About an hour's drive north of Stockholm on the coast of the Baltic Sea lies Gävleborg County, one of 21 counties in the country and home to 287,000 Swedes. The local governing authority known as Region Gävleborg, a William Blair institutional client since 2015, oversees healthcare and public transportation. It also leads green initiatives to improve the quality of life and sustainable well-being for all.
Bo Svedberg, Region Gävleborg's chief financial officer for the past 14 years, has seen a significant boost in sustainable development in recent years. That includes an emphasis on embracing sustainable investment strategies for its 4.9 billion SEK employee pension fund and pushing its suppliers to adhere to the same sustainability principles that it embraces.
Sweden has long focused on equitable and sustainable global development, Svedberg says, pointing to the United Nations statement of 2030 social goals.
"The 2030 Agenda is a very important document for us and guides our sustainability policies," he says. "It is important for us to conduct our corporation in a way that supports sustainable development."
Recent projects observing the guidelines within the region include the expansion of its railway system, increased broadband access to rural communities, and the development of the world's first electric road that allows vehicles to charge batteries while traveling.
Scaling up sustainable investing
Svedberg sees sustainability as a commitment not just in the way you look at your own organization but in the way you look at others. It's looking beyond your door in your office in your organization to the wider world and realizing it's not just your future at stake in your decisions, he says. So Gävleborg is determined to make a maximum impact by encouraging others to follow its values.
Take its investment philosophy as an example. Svedberg says that over the past few years there has been a stronger emphasis on investing in sustainable companies, which is a goal of Region Gävleborg's elected council.
"More specifically, we are not allowed to invest in funds that include companies involved with the production of weapons, tobacco, alcohol or gambling," Svedberg says. "But it's also looking at companies that are making changes with how they do business and making a positive impact while being successful doing that."
Svedberg cites Sweden's steel industry, a huge consumer of energy. But he sees them working very hard to minimize energy consumption and pollution.
"My view is that it has no negative effect on revenues. I think in the long term it's better to be invested in companies with a sustainable business because otherwise they won't survive.

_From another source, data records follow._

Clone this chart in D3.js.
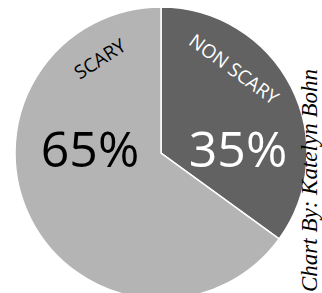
<!DOCTYPE html>
<html>
<head>
<meta charset="utf-8">
<script src="https://cdn.jsdelivr.net/npm/d3@7"></script>
<style>
	body { margin: 0; background: #ffffff; }
	svg { display: block; }
</style>
</head>
<body>
<svg id="chart" width="322" height="293"></svg>
<script>
// data
var categories = ["NON SCARY", "SCARY"];
var values = [35, 65];
var percentLabels = ["35%", "65%"];
var credit = "Chart By: Katelyn Bohn";

var width = 322, height = 293;
var cx = 161, cy = 153, radius = 146;
var colors = ["#626262", "#b4b4b4"];
var pctColors = ["#ffffff", "#000000"];

var svg = d3.select("#chart");
var g = svg.append("g").attr("transform", "translate(" + cx + "," + cy + ")");

// clockwise from 12 o'clock, in data order
var pie = d3.pie().sort(null).value(function(d){ return d; });
var arcs = pie(values);

var arc = d3.arc().innerRadius(0).outerRadius(radius);

g.selectAll("path.slice").data(arcs)
	.enter()
	.append("path")
	.attr("class", "slice")
	.attr("d", arc)
	.attr("fill", function(d, i){ return colors[i]; })
	.attr("stroke", "#ffffff")
	.attr("stroke-width", 1.5)
	.attr("stroke-linejoin", "miter");

// big percentage numbers, centred in each half
var pctX = [77, -71];
g.selectAll("text.pct").data(arcs)
	.enter()
	.append("text")
	.attr("class", "pct")
	.attr("x", function(d, i){ return pctX[i]; })
	.attr("y", 14)
	.attr("text-anchor", "middle")
	.attr("font-family", "'Open Sans', 'Noto Sans', sans-serif")
	.attr("font-size", 50)
	.attr("fill", function(d, i){ return pctColors[i]; })
	.text(function(d, i){ return percentLabels[i]; });

// category names laid along the rim
var nameAngle = [41, -33];  // degrees from 12 o'clock
var nameRadius = [111, 112];
var nameRotate = [36, -33];
g.selectAll("text.name").data(arcs)
	.enter()
	.append("text")
	.attr("class", "name")
	.attr("transform", function(d, i){
		var a = nameAngle[i] * Math.PI / 180;
		var x = nameRadius[i] * Math.sin(a);
		var y = -nameRadius[i] * Math.cos(a);
		return "translate(" + x + "," + y + ") rotate(" + nameRotate[i] + ")";
	})
	.attr("text-anchor", "middle")
	.attr("dy", "0.35em")
	.attr("font-family", "'Open Sans', 'Noto Sans', sans-serif")
	.attr("font-size", 19)
	.attr("fill", function(d, i){ return pctColors[i]; })
	.text(function(d, i){ return categories[i]; });

// credit line up the right edge
svg.append("text")
	.attr("transform", "translate(317,292) rotate(-90)")
	.attr("text-anchor", "start")
	.attr("font-family", "'Liberation Serif', 'DejaVu Serif', serif")
	.attr("font-style", "italic")
	.attr("font-size", 23)
	.attr("fill", "#000000")
	.text(credit);
</script>
</body>
</html>
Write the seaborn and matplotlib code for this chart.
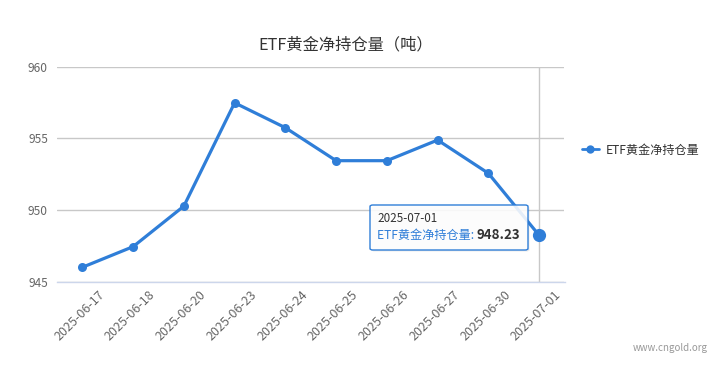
import matplotlib
matplotlib.use('Agg')
import matplotlib.pyplot as plt
import matplotlib.transforms as mtransforms
from matplotlib.patches import FancyBboxPatch
from matplotlib.lines import Line2D
from matplotlib.text import Annotation
from matplotlib.ticker import FixedLocator
import seaborn as sns
import pandas as pd

# ---- data ----
dates = ['2025-06-17', '2025-06-18', '2025-06-20', '2025-06-23', '2025-06-24',
         '2025-06-25', '2025-06-26', '2025-06-27', '2025-06-30', '2025-07-01']
holdings = [946.00, 947.44, 950.27, 957.48, 955.74, 953.44, 953.44, 954.88, 952.56, 948.23]
series_name = 'ETF黄金净持仓量'
title = 'ETF黄金净持仓量（吨）'
y_ticks = [945, 950, 955, 960]
source = 'www.cngold.org'

sns.set_theme(style='white')
plt.rcParams['font.family'] = ['Noto Sans CJK SC', 'DejaVu Sans']

W, H = 723, 376
fig = plt.figure(figsize=(W / 100, H / 100), dpi=100)
fig.patch.set_facecolor('white')
ax = fig.add_axes([57 / W, 1 - 281.6 / H, 507.5 / W, 214.9 / H])
ax.set_facecolor('white')

df = pd.DataFrame({'date': dates, 'value': holdings})
df['pos'] = range(len(df))
color = '#2f7ed8'

sns.lineplot(data=df, x='pos', y='value', ax=ax, color=color, lw=2.3,
             marker='o', markersize=6.5, markeredgewidth=0, legend=False, zorder=4)
# hovered point (last)
ax.plot(df['pos'].iloc[-1], df['value'].iloc[-1], 'o', ms=9.5, color=color, mew=0,
        zorder=6, clip_on=False)

n = len(dates)
ax.set_xlim(-0.5, n - 0.5)
ax.set_ylim(y_ticks[0], y_ticks[-1])
ax.set_xlabel('')
ax.set_ylabel('')

# crosshair
ax.axvline(df['pos'].iloc[-1], color='#c8c8c8', lw=1, zorder=2)

# y axis
ax.set_yticks(y_ticks)
ax.set_yticklabels([str(v) for v in y_ticks])
ax.yaxis.grid(True, color='#c8c8c8', lw=1, zorder=1)
ax.set_axisbelow(True)
ax.tick_params(axis='y', length=0, pad=6.5, labelsize=8.6, labelcolor='#666666')

# x axis
for s in ['top', 'right', 'left']:
    ax.spines[s].set_visible(False)
ax.spines['bottom'].set_color('#ccd6eb')
ax.spines['bottom'].set_linewidth(1)
ax.set_xticks(list(range(n)))
ax.set_xticklabels(dates)
ax.xaxis.set_minor_locator(FixedLocator([i - 0.5 for i in range(n + 1)]))
ax.tick_params(axis='x', which='major', length=0, pad=0, labelsize=9, labelcolor='#666666')
ax.tick_params(axis='x', which='minor', length=4, width=1, color='#ccd6eb', direction='out')
offset = mtransforms.ScaledTranslation(20 / 100, -11 / 100, fig.dpi_scale_trans)
for lab in ax.get_xticklabels():
    lab.set_rotation(45)
    lab.set_rotation_mode('anchor')
    lab.set_ha('right')
    lab.set_va('center')
    lab.set_transform(lab.get_transform() + offset)

# title
fig.text(346 / W, 1 - 45 / H, title, ha='center', va='center', fontsize=11.7, color='#333333')

# legend
handle = Line2D([], [], color=color, lw=2, marker='o', ms=6, mew=0)
leg = fig.legend([handle], [series_name], loc='center left',
                 bbox_to_anchor=(582 / W, 1 - 150 / H), frameon=False, fontsize=8.7,
                 handlelength=1.4, handletextpad=0.6, borderpad=0, borderaxespad=0)
for t in leg.get_texts():
    t.set_color('#333333')

# source
fig.text(708 / W, 1 - 348 / H, source, ha='right', va='center', fontsize=7, color='#999999')

# tooltip
x0, y0, x1, y1 = 370, 205, 528, 250
shadow = FancyBboxPatch(((x0 + 1.5) / W, 1 - (y1 + 1.5) / H), (x1 - x0) / W, (y1 - y0) / H,
                        boxstyle='round,pad=0,rounding_size=0.004', transform=fig.transFigure,
                        facecolor='#000000', alpha=0.08, edgecolor='none', zorder=9)
fig.add_artist(shadow)
box = FancyBboxPatch((x0 / W, 1 - y1 / H), (x1 - x0) / W, (y1 - y0) / H,
                     boxstyle='round,pad=0,rounding_size=0.004', transform=fig.transFigure,
                     facecolor=(1, 1, 1, 0.88), edgecolor=color, lw=1, zorder=10)
fig.add_artist(box)
fig.text(377 / W, 1 - 218 / H, df['date'].iloc[-1], ha='left', va='center',
         fontsize=8.4, color='#333333', zorder=11)
t1 = fig.text(377 / W, 1 - 235 / H, series_name + ': ', ha='left', va='center',
              fontsize=8.7, color=color, zorder=11)
fig.add_artist(Annotation(
    f"{df['value'].iloc[-1]:.2f}", xy=(1.0, 0.5), xycoords=t1, xytext=(0, 0),
    textcoords='offset points', ha='left', va='center', fontsize=9.6,
    fontweight='bold', color='#333333', zorder=11))

fig.savefig('out.png', dpi=100, facecolor='white')
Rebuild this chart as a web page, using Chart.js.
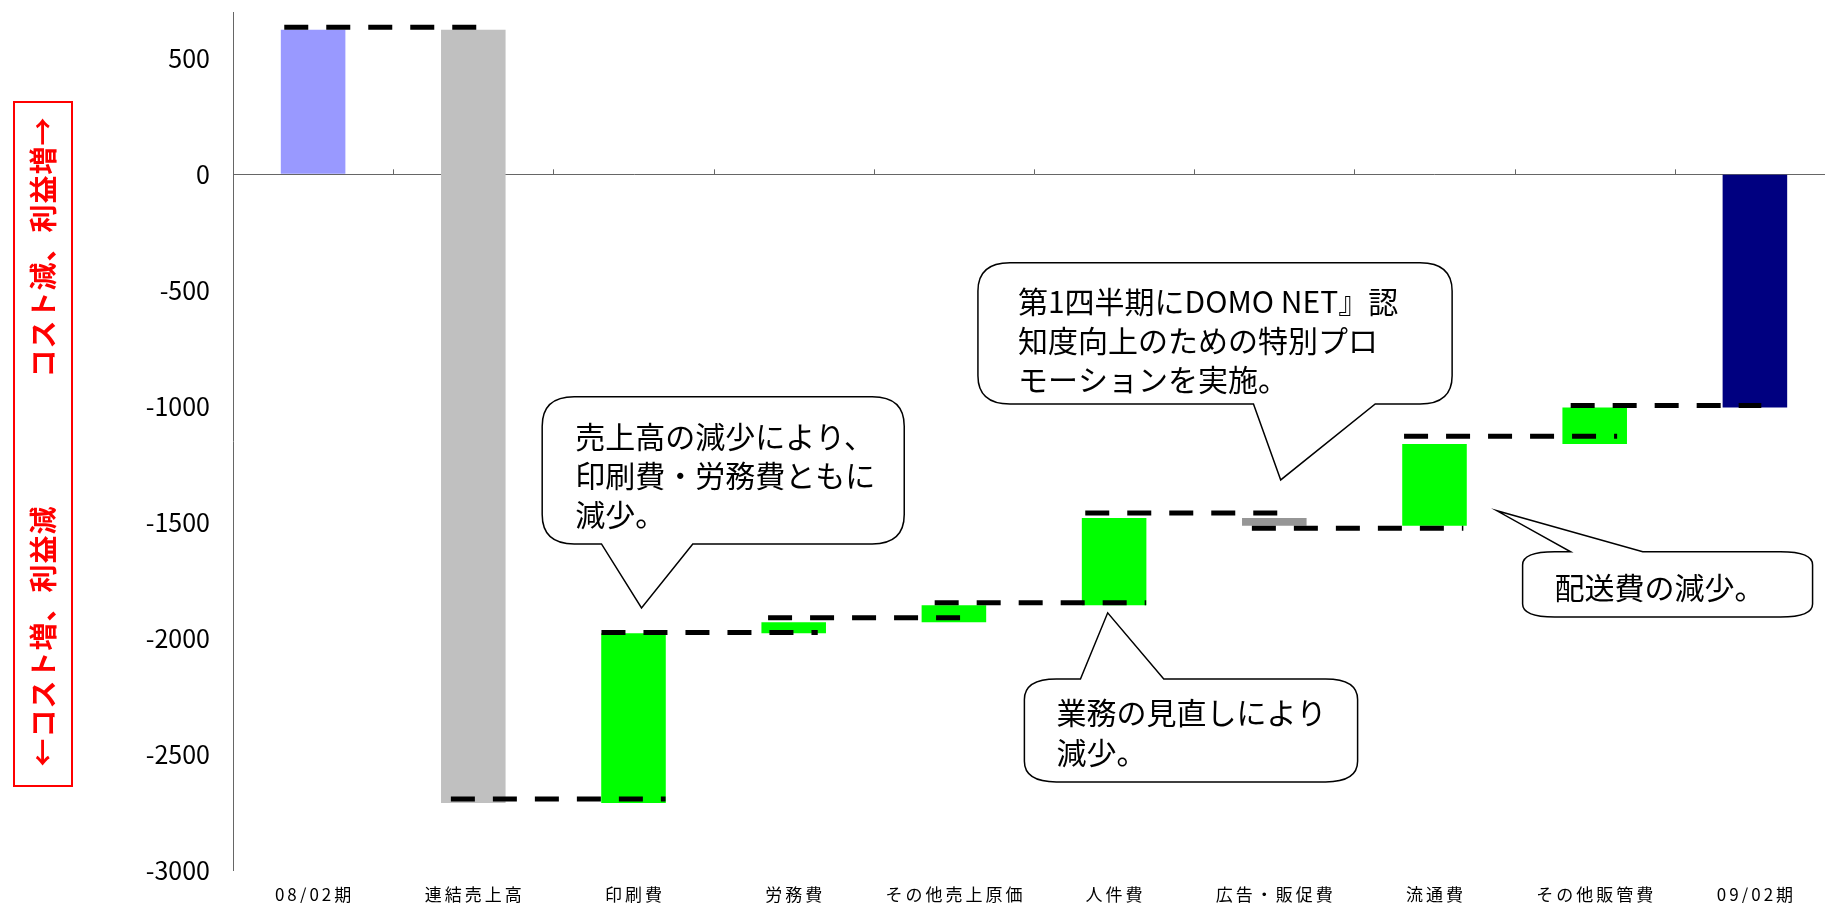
<!DOCTYPE html>
<html lang="ja">
<head>
<meta charset="utf-8">
<title>営業利益の増減要因</title>
<script src="https://cdn.jsdelivr.net/npm/chart.js@4.4.1/dist/chart.umd.min.js"></script>
<style>
  html, body { margin: 0; padding: 0; background: #fff; overflow: hidden; }
  #wrap { position: relative; width: 1845px; height: 903px; }
</style>
</head>
<body>
<div id="wrap"><canvas id="myChart"></canvas></div>
<script>
// categories along the bottom
const categories = ["08/02期", "連結売上高", "印刷費", "労務費", "その他売上原価", "人件費", "広告・販促費", "流通費", "その他販管費", "09/02期"];

// each bar floats from low to high
const barLow  = [0, -2711, -2711, -1979, -1932, -1858, -1515, -1515, -1163, -1005];
const barHigh = [623, 623, -1979, -1932, -1858, -1482, -1482, -1163, -1005, 0];

const barColors = ["#9999FF", "#C0C0C0", "#00FF00", "#00FF00", "#00FF00", "#00FF00", "#969696", "#00FF00", "#00FF00", "#000080"];

// dashed step connectors: level, start and end (in category units)
const stepLevel = [634, -2694, -1976, -1912, -1847, -1461, -1526, -1130, -997];
const stepFrom  = [-0.18, 0.86, 1.80, 2.84, 3.88, 4.82, 5.86, 6.81, 7.85];
const stepTo    = [1.02, 2.20, 3.15, 4.04, 5.20, 6.02, 7.18, 8.14, 9.04];

// y axis labels
const yTicks = [500, 0, -500, -1000, -1500, -2000, -2500, -3000];

// speech bubbles, box/tail/tip given in category units and yen values
const notes = [
  { box: [1.43, 3.69, -959, -1594], side: "bottom", tail: [1.80, 2.37], tip: [2.05, -1870], padX: 33, padTop: 40, lh: 39,
    lines: ["売上高の減少により、", "印刷費・労務費ともに", "減少。"] },
  { box: [4.15, 7.11, -381, -990], side: "bottom", tail: [5.87, 6.63], tip: [6.04, -1318], padX: 40, padTop: 39, lh: 39,
    lines: ["第1四半期にDOMO NET』認", "知度向上のための特別プロ", "モーションを実施。"] },
  { box: [4.44, 6.52, -2176, -2620], side: "top", tail: [4.79, 5.31], tip: [4.96, -1891], padX: 32, padTop: 34, lh: 40,
    lines: ["業務の見直しにより", "減少。"] },
  { box: [7.55, 9.36, -1628, -1909], side: "top", tail: [7.85, 8.30], tip: [7.39, -1451], padX: 32, padTop: 36, lh: 39,
    lines: ["配送費の減少。"] }
];

const FONT = '"Noto Sans CJK JP", "Noto Sans", sans-serif';
Chart.defaults.font.family = FONT;
Chart.defaults.color = "#000";

let stepPoints = [];
stepLevel.forEach(function (lv, i) {
  stepPoints.push({ x: stepFrom[i], y: lv }, { x: stepTo[i], y: lv }, { x: stepTo[i], y: null });
});

function drawNote(ctx, n, xs, ys) {
  const x1 = xs.getPixelForValue(n.box[0]), x2 = xs.getPixelForValue(n.box[1]);
  const y1 = ys.getPixelForValue(n.box[2]), y2 = ys.getPixelForValue(n.box[3]);
  const b1 = xs.getPixelForValue(n.tail[0]), b2 = xs.getPixelForValue(n.tail[1]);
  const tx = xs.getPixelForValue(n.tip[0]), ty = ys.getPixelForValue(n.tip[1]);
  const rx = 32, ry = Math.min(30, (y2 - y1) * 0.2);

  ctx.beginPath();
  ctx.moveTo(x1 + rx, y1);
  if (n.side === "top") { ctx.lineTo(b1, y1); ctx.lineTo(tx, ty); ctx.lineTo(b2, y1); }
  ctx.lineTo(x2 - rx, y1);
  ctx.quadraticCurveTo(x2, y1, x2, y1 + ry);
  ctx.lineTo(x2, y2 - ry);
  ctx.quadraticCurveTo(x2, y2, x2 - rx, y2);
  if (n.side === "bottom") { ctx.lineTo(b2, y2); ctx.lineTo(tx, ty); ctx.lineTo(b1, y2); }
  ctx.lineTo(x1 + rx, y2);
  ctx.quadraticCurveTo(x1, y2, x1, y2 - ry);
  ctx.lineTo(x1, y1 + ry);
  ctx.quadraticCurveTo(x1, y1, x1 + rx, y1);
  ctx.closePath();
  ctx.fillStyle = "#fff";
  ctx.fill();
  ctx.strokeStyle = "#000";
  ctx.lineWidth = 1.5;
  ctx.stroke();

  ctx.fillStyle = "#000";
  ctx.font = "30px " + FONT;
  ctx.textAlign = "left";
  ctx.textBaseline = "middle";
  n.lines.forEach(function (t, k) {
    ctx.fillText(t, x1 + n.padX, y1 + n.padTop + k * n.lh);
  });
}

// zero line ticks, bottom labels, side caption and bubbles
const extras = {
  id: "extras",
  afterDraw(chart) {
    const ctx = chart.ctx;
    const xs = chart.scales.x, ys = chart.scales.y;
    const y0 = ys.getPixelForValue(0);
    ctx.save();

    ctx.strokeStyle = "#666";
    ctx.lineWidth = 1;
    for (let i = 0; i <= categories.length; i++) {
      const x = Math.round(xs.getPixelForValue(i - 0.5)) + 0.5;
      ctx.beginPath();
      ctx.moveTo(x, y0 - 5);
      ctx.lineTo(x, y0);
      ctx.stroke();
    }

    ctx.fillStyle = "#000";
    ctx.font = "17px " + FONT;
    ctx.textAlign = "center";
    ctx.textBaseline = "middle";
    ctx.letterSpacing = "3px";
    categories.forEach(function (c, i) {
      ctx.fillText(c, xs.getPixelForValue(i) + 1.5, 895);
    });
    ctx.letterSpacing = "0px";

    ctx.strokeStyle = "#FF0000";
    ctx.lineWidth = 2;
    ctx.strokeRect(14, 102, 58, 684);
    ctx.fillStyle = "#FF0000";
    ctx.font = "bold 28px " + FONT;
    ctx.textAlign = "center";
    ctx.letterSpacing = "1px";
    [[247, "コスト減、利益増→"], [636, "←コスト増、利益減"]].forEach(function (p) {
      ctx.save();
      ctx.translate(43, p[0]);
      ctx.rotate(-Math.PI / 2);
      ctx.fillText(p[1], 0, 0);
      ctx.restore();
    });
    ctx.letterSpacing = "0px";

    notes.forEach(function (n) { drawNote(ctx, n, xs, ys); });
    ctx.restore();
  }
};

new Chart("myChart", {
  type: "bar",
  data: {
    datasets: [
      {
        type: "line",
        data: stepPoints,
        borderColor: "#000",
        borderWidth: 5,
        borderDash: [24, 18],
        borderCapStyle: "butt",
        pointRadius: 0,
        fill: false,
        tension: 0,
        spanGaps: false,
        order: 0
      },
      {
        type: "bar",
        data: categories.map(function (c, i) { return { x: i, y: [barLow[i], barHigh[i]] }; }),
        backgroundColor: barColors,
        borderWidth: 0,
        barPercentage: 0.403,
        categoryPercentage: 1,
        order: 1
      }
    ]
  },
  options: {
    responsive: true,
    maintainAspectRatio: false,
    animation: false,
    events: [],
    layout: { autoPadding: false, padding: { top: 12, right: 10, left: 0, bottom: 0 } },
    plugins: { legend: { display: false }, tooltip: { enabled: false } },
    scales: {
      x: {
        type: "linear",
        min: -0.5,
        max: 9.5,
        offset: false,
        afterBuildTicks: function (s) { s.ticks = categories.map(function (c, i) { return { value: i }; }); },
        afterFit: function (s) { s.height = 33; s.paddingLeft = 0; s.paddingRight = 0; },
        grid: { display: false, offset: false },
        border: { display: false },
        ticks: { display: false }
      },
      y: {
        min: -3000,
        max: 700,
        afterBuildTicks: function (s) { s.ticks = yTicks.map(function (v) { return { value: v }; }); },
        afterFit: function (s) { s.width = 233; s.paddingTop = 0; s.paddingBottom = 0; },
        border: { display: true, color: "#666", width: 1 },
        grid: {
          drawTicks: false,
          lineWidth: 1,
          color: function (c) { return c.tick && c.tick.value === 0 ? "#666" : "rgba(0,0,0,0)"; }
        },
        ticks: {
          padding: 23,
          font: { size: 25 },
          color: "#000",
          callback: function (v) { return String(v); }
        }
      }
    }
  },
  plugins: [extras]
});
</script>
</body>
</html>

That's a belief," he says.
Supply chains also adapting
In a similar way, Region Gävleborg is scaling up its sustainable initiatives through its own supply chains, demanding suppliers of products, services and materials become sustainable and socially responsible.
Region Gävleborg, in collaboration with the other regions in Sweden, is following a rigorous procurement policy to make sure goods and services used within the country are both sourced and manufactured under sustainable and responsible conditions, Svedberg says.
It's important to take an active role to change behavior. Even if our impact on the whole world is small, we have to have this philosophy.
"We have agreed on this code of conduct. The base for that is the United Nations universal declaration of human rights that includes the rights of children, eliminating child labor and guaranteeing minimum wages. We also follow our suppliers to protect the environment."
Gävleborg makes it the responsibility of companies within the supply chain to share the commitments and document that they are meeting the standards in their operations.
That said, he cautions that imposing sustainable standards on either investing or operations takes time. You can't change your way of doing business overnight or even in one year, he says. You've got to integrate the policy over time, have a practical view and begin working in the right direction.
"Start small, scale, and learn," Svedberg advises municipal strategists on sustainability goals. "If you step up sustainable targets I think you can be successful."
What really matters is standing by the principles of sustainability, he says.
"It's important to take an active role to change behavior. Even if our impact on the whole world is small, we have to have this philosophy."